There’s something about an engagement ring.
The weight of it on your finger. The way it rubs against your skin. The glimpse of sparkle when you stand in the sun. The tiny rainbows you find on its diamond.
These daily reminders surprised me at first.
I thought I’d wear the ring, and it’d become a part of me. The same way you forget where you’ve put your glasses, then remember they’re on your nose.
For the 10 months I was engaged, it wasn’t like that at all.
The ring’s existence stuck out to me. Mostly, I wanted it to. I’d fiddle with it when I was nervous. I’d look at it when I felt low. It was a promise; things would be alright.
Because I had been chosen.
I had found someone to support me through thick and thin. A person willing to invest their whole life, and self, to be with me.
I had made it, at 27, to the camp of the ‘chosen ones’. Those women, pretty enough, good enough, worthy enough, to be proposed to. You know the ones on your social media feed. Smiling and showing off their rings on empty beaches and luscious trails.
Getting there meant I could breathe easier.
Because, like them, I had fulfilled a wish. One I didn’t know I had. To be freed from worry about getting to that part of my story. That narrative I share with all of womanhood. To be chosen, promised marriage, and the happily ever after.
I was never one to buy into the fairy tale. Yet the sense of calm I felt post-engagement was unmistakable. It was a resolution to the subconscious, but surely there, discomfort of waiting to be chosen.
As a feminist and young woman, I never thought of marriage. In fact, I was repulsed by the routine questions about my relationship status. Conversations started and ended there. Anything else about me didn’t matter to my extended family.
Yet, here I was. Engaged and relieved.
Until I wasn’t.
Getting closer to happily ever after than I had ever been, I failed to see it. The irony of it was tragic.

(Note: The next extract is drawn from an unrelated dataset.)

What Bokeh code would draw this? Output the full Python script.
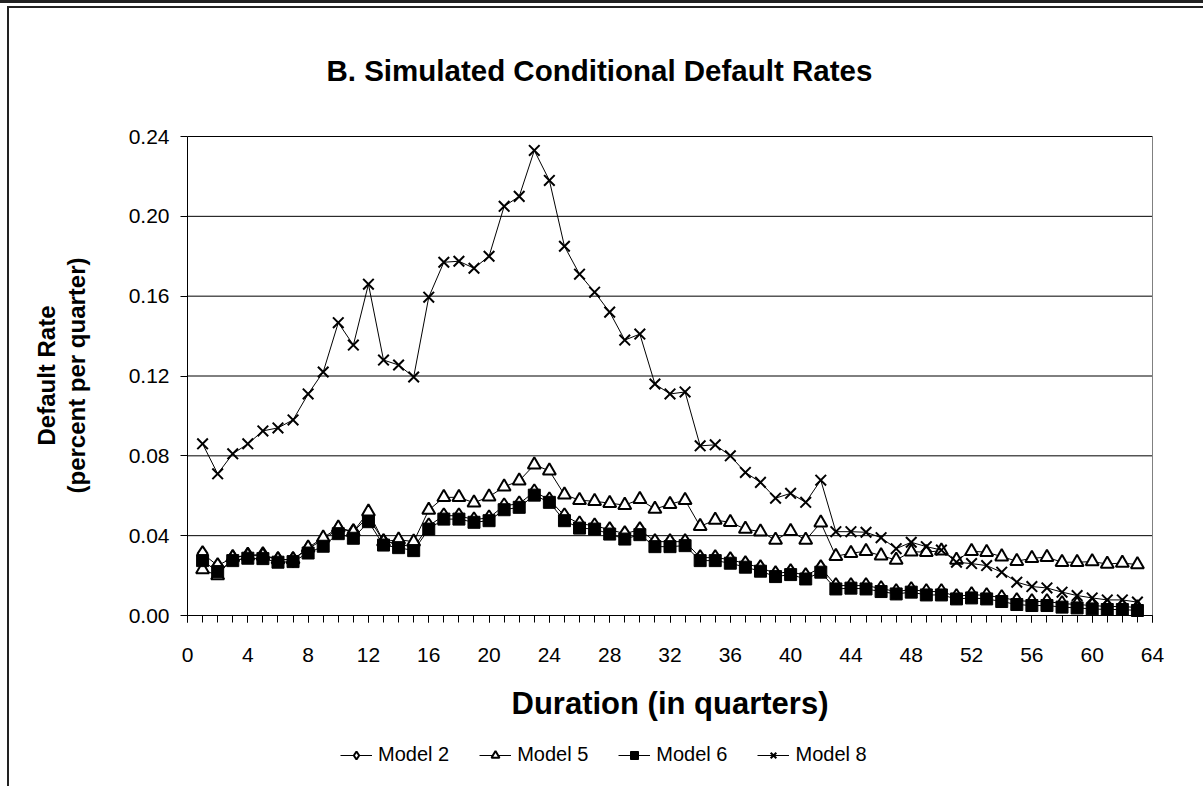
import math
from bokeh.plotting import figure
from bokeh.models import Range1d, FixedTicker, NumeralTickFormatter, Legend, LegendItem, Label
from bokeh.embed import file_html
from bokeh.resources import INLINE

duration = list(range(1, 64))

model2 = [0.031, 0.025, 0.029, 0.0303, 0.0305, 0.028, 0.028, 0.0335, 0.038, 0.0435,
          0.042, 0.0495, 0.037, 0.036, 0.034, 0.045, 0.050, 0.050, 0.048, 0.049,
          0.055, 0.056, 0.062, 0.058, 0.050, 0.046, 0.045, 0.043, 0.041, 0.043,
          0.037, 0.037, 0.037, 0.029, 0.029, 0.028, 0.026, 0.024, 0.021, 0.022,
          0.020, 0.024, 0.015, 0.015, 0.015, 0.0135, 0.012, 0.013, 0.012, 0.012,
          0.0095, 0.0105, 0.010, 0.009, 0.0075, 0.007, 0.007, 0.006, 0.0055, 0.005,
          0.0045, 0.0045, 0.004]

model5 = [0.023, 0.020, 0.029, 0.030, 0.030, 0.028, 0.028, 0.034, 0.039, 0.044,
          0.042, 0.052, 0.037, 0.038, 0.037, 0.0528, 0.0592, 0.0592, 0.0565, 0.0595,
          0.0645, 0.0675, 0.0755, 0.0725, 0.0605, 0.0578, 0.0572, 0.0563, 0.0553, 0.0582,
          0.0533, 0.0558, 0.0578, 0.0447, 0.0478, 0.0467, 0.0433, 0.0420, 0.0378, 0.0422,
          0.0378, 0.0465, 0.0297, 0.0312, 0.0322, 0.030, 0.0278, 0.032, 0.0317, 0.0325,
          0.0278, 0.0322, 0.0317, 0.0295, 0.0272, 0.0287, 0.0292, 0.0267, 0.0267, 0.027,
          0.0258, 0.0263, 0.0255]

model6 = [0.0275, 0.022, 0.0275, 0.0287, 0.0285, 0.0267, 0.027, 0.0313, 0.0347, 0.041,
          0.0387, 0.047, 0.0353, 0.034, 0.0325, 0.0433, 0.0483, 0.0483, 0.0467, 0.0475,
          0.053, 0.0542, 0.0603, 0.0567, 0.0475, 0.0438, 0.0433, 0.0408, 0.0383, 0.0405,
          0.0345, 0.0345, 0.035, 0.0275, 0.0275, 0.0262, 0.0242, 0.0222, 0.0195, 0.0205,
          0.0183, 0.0217, 0.0133, 0.0137, 0.0133, 0.012, 0.0108, 0.0117, 0.0103, 0.0103,
          0.0083, 0.0088, 0.0083, 0.007, 0.0055, 0.005, 0.005, 0.0042, 0.0038, 0.0033,
          0.003, 0.003, 0.0025]

model8 = [0.086, 0.071, 0.081, 0.086, 0.0925, 0.094, 0.098, 0.111, 0.122, 0.1467,
          0.1355, 0.166, 0.128, 0.1255, 0.1195, 0.1595, 0.177, 0.1775, 0.174, 0.180,
          0.205, 0.210, 0.233, 0.218, 0.185, 0.171, 0.162, 0.152, 0.138, 0.141,
          0.116, 0.111, 0.112, 0.085, 0.0855, 0.080, 0.0717, 0.0667, 0.0588, 0.0612,
          0.0567, 0.0678, 0.042, 0.042, 0.0417, 0.039, 0.0335, 0.0367, 0.0345, 0.0328,
          0.0267, 0.026, 0.025, 0.0217, 0.0167, 0.0145, 0.0138, 0.0117, 0.010, 0.0088,
          0.0078, 0.0078, 0.0067]

y_ticks = [0.0, 0.04, 0.08, 0.12, 0.16, 0.20, 0.24]
x_ticks = list(range(0, 65, 4))
x_minor = list(range(0, 65))
X_MAX = 64
Y_MAX = 0.24

FONT = "Liberation Sans"

# layout in pixels: plot area x 187..1152, y 136 (0.24) .. 615 (0.00)
W, H = 1203, 786
FRAME_TOP = 98
TOP, ZERO, LEFT, RIGHT = 136, 615, 187, 1152
px_y = (ZERO - TOP) / Y_MAX
px_x = (RIGHT - LEFT) / X_MAX
y_lo = -(H - ZERO) / px_y
y_hi = Y_MAX + (TOP - FRAME_TOP) / px_y
x_lo = -LEFT / px_x
x_hi = X_MAX + (W - RIGHT) / px_x

p = figure(width=W, height=H, output_backend="svg", toolbar_location=None,
           x_range=Range1d(x_lo, x_hi), y_range=Range1d(y_lo, y_hi),
           min_border_left=0, min_border_right=0, min_border_top=FRAME_TOP,
           min_border_bottom=0,
           title="B. Simulated Conditional Default Rates")
p.border_fill_color = None
p.background_fill_color = None
p.styles = {
    "background": ("linear-gradient(#222,#222) 0 0 / 100% 3px no-repeat, "
                   "linear-gradient(#222,#222) 8px 6px / 100% 2px no-repeat, "
                   "linear-gradient(#222,#222) 7px 6px / 2px 100% no-repeat, #ffffff"),
}

p.title.align = "left"
p.title.offset = 326
p.title.text_font = FONT
p.title.text_font_size = "29.5px"
p.title.text_font_style = "bold"
p.title.text_color = "black"
p.title.standoff = 24

p.outline_line_color = None
p.grid.grid_line_color = None

p.yaxis.ticker = FixedTicker(ticks=y_ticks)
p.yaxis.formatter = NumeralTickFormatter(format="0.00")
p.yaxis.bounds = (0, Y_MAX)
p.yaxis.fixed_location = 0
p.xaxis.ticker = FixedTicker(ticks=x_ticks, minor_ticks=x_minor)
p.xaxis.bounds = (0, X_MAX)
p.xaxis.fixed_location = 0
p.xaxis.axis_label = "Duration (in quarters)"

for ax in (p.xaxis[0], p.yaxis[0]):
    ax.axis_line_color = "black"
    ax.major_tick_line_color = "black"
    ax.minor_tick_line_color = "black"
    ax.major_tick_in = 0
    ax.major_tick_out = 7
    ax.minor_tick_in = 0
    ax.minor_tick_out = 7
    ax.major_label_text_font = FONT
    ax.major_label_text_font_size = "21px"
    ax.major_label_text_color = "black"
    ax.axis_label_text_font = FONT
    ax.axis_label_text_font_style = "bold"
    ax.axis_label_text_color = "black"

p.xaxis.axis_label_text_font_size = "31px"
p.yaxis.minor_tick_line_color = None
p.yaxis.major_label_standoff = 11
p.xaxis.major_label_standoff = 25
p.xaxis.axis_label_standoff = 21

# horizontal gridlines across the plot area and its right border
grid_y = y_ticks[1:]
p.segment(x0=[0] * len(grid_y), y0=grid_y, x1=[X_MAX] * len(grid_y), y1=grid_y,
          line_color="black", line_width=1)
p.line([X_MAX, X_MAX], [0, Y_MAX], line_color="#808080", line_width=1)

# y axis title (two lines, rotated)
p.add_layout(Label(x=61, y=H - 375, x_units="screen", y_units="screen",
                   text="Default Rate\n(percent per quarter)", angle=math.pi / 2,
                   text_align="center", text_baseline="middle",
                   text_font=FONT, text_font_size="24px", text_font_style="bold",
                   text_color="black", text_line_height=1.1))

items = []
specs = [
    ("Model 2", model2, dict(marker="diamond", size=15, fill_color="white", line_color="black", line_width=2)),
    ("Model 5", model5, dict(marker="triangle", size=13, fill_color="white", line_color="black", line_width=2)),
    ("Model 6", model6, dict(marker="square", size=12, fill_color="black", line_color="black", line_width=1)),
    ("Model 8", model8, dict(marker="x", size=15, line_color="black", line_width=2)),
]
for name, vals, mk in specs:
    ln = p.line(duration, vals, line_color="black", line_width=1)
    sc = p.scatter(duration, vals, **mk)
    items.append(LegendItem(label=name, renderers=[ln, sc]))

legend = Legend(items=items, orientation="horizontal", location=(340, 20),
                label_text_font=FONT, label_text_font_size="20px", label_text_color="black",
                glyph_width=32, glyph_height=20, spacing=30, label_standoff=6,
                border_line_color=None, background_fill_alpha=0,
                margin=0, padding=0)
p.add_layout(legend)

open("out.html", "w").write(file_html(p, INLINE))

Faced with impeding marriage, reality had struck me. The fantasy was over. If I couldn’t imagine being happy with my would-be husband 30 years down the line, what was I doing?

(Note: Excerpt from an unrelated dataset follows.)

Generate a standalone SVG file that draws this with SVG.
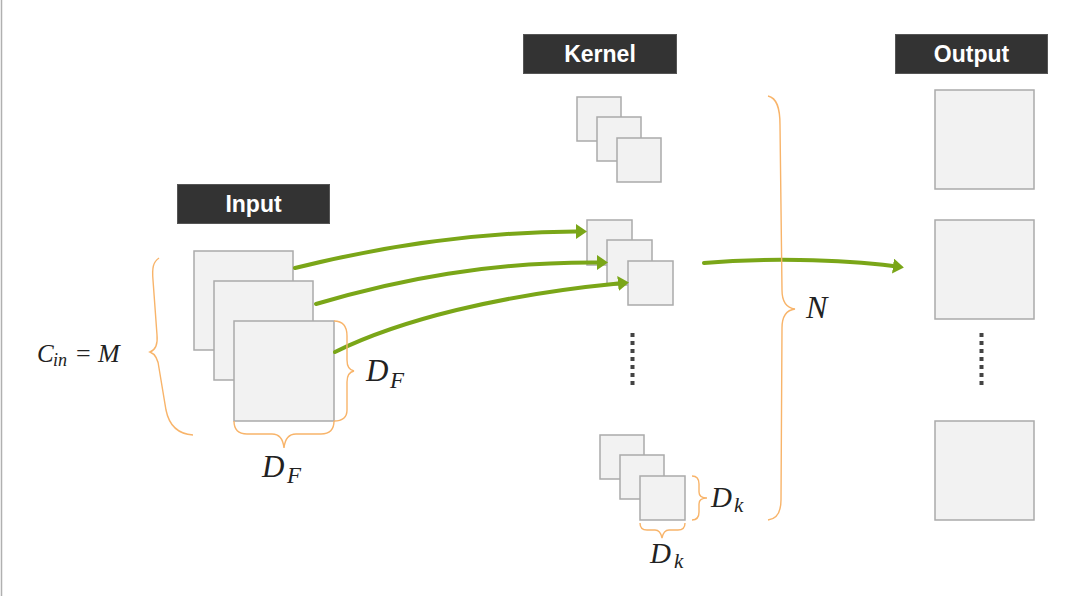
<svg xmlns="http://www.w3.org/2000/svg" width="1071" height="596" viewBox="0 0 1071 596">
<style>
.sq{fill:#f2f2f2;stroke:#aaaaaa;stroke-width:1.5}
.lbl{fill:#333333;stroke:#555555;stroke-width:1}
.lt{fill:#ffffff;font-family:"Liberation Sans",Arial,sans-serif;font-weight:bold;font-size:23px;text-anchor:middle}
.br{fill:none;stroke:#f8b46a;stroke-width:1.4}
.ar{fill:none;stroke:#7aa618;stroke-width:4;stroke-linecap:round}
.dots{stroke:#444444;stroke-width:4;stroke-dasharray:4 4}
.m{font-family:"Liberation Serif","Times New Roman",serif;font-style:italic;fill:#222222}
.mu{font-family:"Liberation Serif","Times New Roman",serif;fill:#222222}
</style>
<defs>
<marker id="ah" markerUnits="userSpaceOnUse" markerWidth="14" markerHeight="16" refX="0" refY="7.5" orient="auto">
<path d="M0,0 L11,7.5 L0,15 z" fill="#7aa618"/>
</marker>
</defs>
<rect x="0" y="0" width="1071" height="596" fill="#ffffff"/>
<line x1="1.5" y1="0" x2="1.5" y2="596" stroke="#b0b0b0" stroke-width="1.5"/>

<g id="input-label">
<rect class="lbl" x="177.5" y="184.5" width="152" height="39"/>
<text class="lt" x="253.5" y="212">Input</text>
</g>
<g id="kernel-label">
<rect class="lbl" x="523.5" y="34.5" width="153" height="39"/>
<text class="lt" x="600" y="62">Kernel</text>
</g>
<g id="output-label">
<rect class="lbl" x="895.5" y="34.5" width="152" height="39"/>
<text class="lt" x="971.5" y="62">Output</text>
</g>

<g id="input-maps">
<rect class="sq" x="194" y="251" width="99" height="99"/>
<rect class="sq" x="214" y="281" width="99" height="99"/>
<rect class="sq" x="234" y="321" width="100" height="100"/>
</g>

<g id="kernel-top">
<rect class="sq" x="577" y="97" width="44" height="44"/>
<rect class="sq" x="597" y="117" width="44" height="44"/>
<rect class="sq" x="617" y="138" width="44" height="44"/>
</g>
<g id="kernel-mid">
<rect class="sq" x="587" y="220" width="45" height="45"/>
<rect class="sq" x="607" y="240" width="45" height="45"/>
<rect class="sq" x="628" y="261" width="45" height="44"/>
</g>
<g id="kernel-bottom">
<rect class="sq" x="600" y="435" width="44" height="44"/>
<rect class="sq" x="620" y="455" width="44" height="44"/>
<rect class="sq" x="640" y="476" width="45" height="44"/>
</g>
<g id="kernel-dots">
<line class="dots" x1="632.5" y1="333" x2="632.5" y2="386"/>
</g>

<g id="output-maps">
<rect class="sq" x="935" y="90" width="99" height="99"/>
<rect class="sq" x="935" y="220" width="99" height="99"/>
<rect class="sq" x="935" y="421" width="99" height="99"/>
<line class="dots" x1="981.5" y1="333" x2="981.5" y2="386"/>
</g>

<g id="connectors">
<path class="ar" d="M295,268 C375,248 470,232 576,231.5" marker-end="url(#ah)"/>
<path class="ar" d="M316,304 C400,279 490,262 597,262.5" marker-end="url(#ah)"/>
<path class="ar" d="M335,352 C400,320 500,295 618,283.5" marker-end="url(#ah)"/>
<path class="ar" d="M704,263 C760,258 840,259 893,266" marker-end="url(#ah)"/>
</g>

<g id="braces">
<path class="br" d="M159,258 C153,262 152,268 153,280 L157,335 C158,345 155,350 150,352 C155,354 158,358 159,368 L166,410 C169,425 178,434 193,435"/>
<path class="br" d="M334,321 C343,321 347,326 347,336 L347,360 C347,366 349,370 354,371 C349,372 347,376 347,382 L347,410 C347,417 343,421 334,421"/>
<path class="br" d="M234,421 C234,430 238,434 247,434 L272,434 C279,434 283,438 284,448 C285,438 289,434 296,434 L321,434 C330,434 334,430 334,421"/>
<path class="br" d="M692,476 C697,476 699,479 699,484 L699,492 C699,496 702,498 707,498 C702,498 699,500 699,504 L699,512 C699,517 697,520 692,520"/>
<path class="br" d="M640,523 C640,528 643,530 647,530 L655,530 C659,530 661,533 662,538 C663,533 665,530 669,530 L678,530 C682,530 685,528 685,523"/>
<path class="br" d="M768,96 C777,98 780,108 780,125 L782,290 C782,302 787,308 795,309 C787,310 782,316 782,328 L781,500 C781,512 777,519 768,520"/>
</g>

<g id="math-labels">
<text class="m" x="37" y="362" font-size="25">C</text>
<text class="m" x="53" y="366" font-size="18">in</text>
<text class="mu" x="76" y="362" font-size="26">=</text>
<text class="m" x="98" y="362" font-size="26">M</text>
<text class="m" x="366" y="381" font-size="31">D</text>
<text class="m" x="390" y="388" font-size="23">F</text>
<text class="m" x="262" y="477" font-size="31">D</text>
<text class="m" x="287" y="483" font-size="23">F</text>
<text class="m" x="806" y="318" font-size="32">N</text>
<text class="m" x="711" y="507" font-size="29">D</text>
<text class="m" x="734" y="512" font-size="21">k</text>
<text class="m" x="650" y="563" font-size="29">D</text>
<text class="m" x="674" y="568" font-size="21">k</text>
</g>
</svg>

Being chosen had guided my life, unbeknownst to me, and it wasn’t a good story after all.
I was brave and ended my engagement.
Weeks and months of panic and despair followed. I clung to the idea that all I had to do was open the search again. Start over. Find someone more compatible. And wait to be chosen again. I hadn’t lost my chance at happiness. It was a delay. One that sent me into crying fits on the bus. And one that made me ask myself “what have I done?” too many dark nights, clutching a ring I couldn’t give back yet.
I knew then, as I do now, that you need to be happy on your own. But trying, really trying, meant letting go once and for all of the easy story. The romance script I had failed at.
Did I want to follow it again? And delay my happiness? Wait for prince charming number two?
No, I wanted to be happy now. And only, I, could see to that.
Getting there may seem harder but in the end, it’s the only happiness worth anything. Forcing myself to see my previous engagement for what it was took me a while. A whirlwind of romance I had gotten lost into, believing fantasy would turn to reality.
Getting a ring, and wearing it was a powerful artifact of the cultural narrative I never thought I’d be one to buy into. It made me confront the internalized stories I didn’t know I had.
I’m afraid we all have them to some level. I didn’t dare admit to myself that I wanted to find my forever partner before I was 30. I didn’t dare admit I wanted to be chosen. And that I wanted these things like a child wants candy. Because it tastes good in the moment.
It’s embarrassing, looking back.
Yet, I wouldn’t change things. I would end my engagement again. It led me through the worst and best moments of my life. Confronting and losing my shoddy illusion about happiness in favor of something real.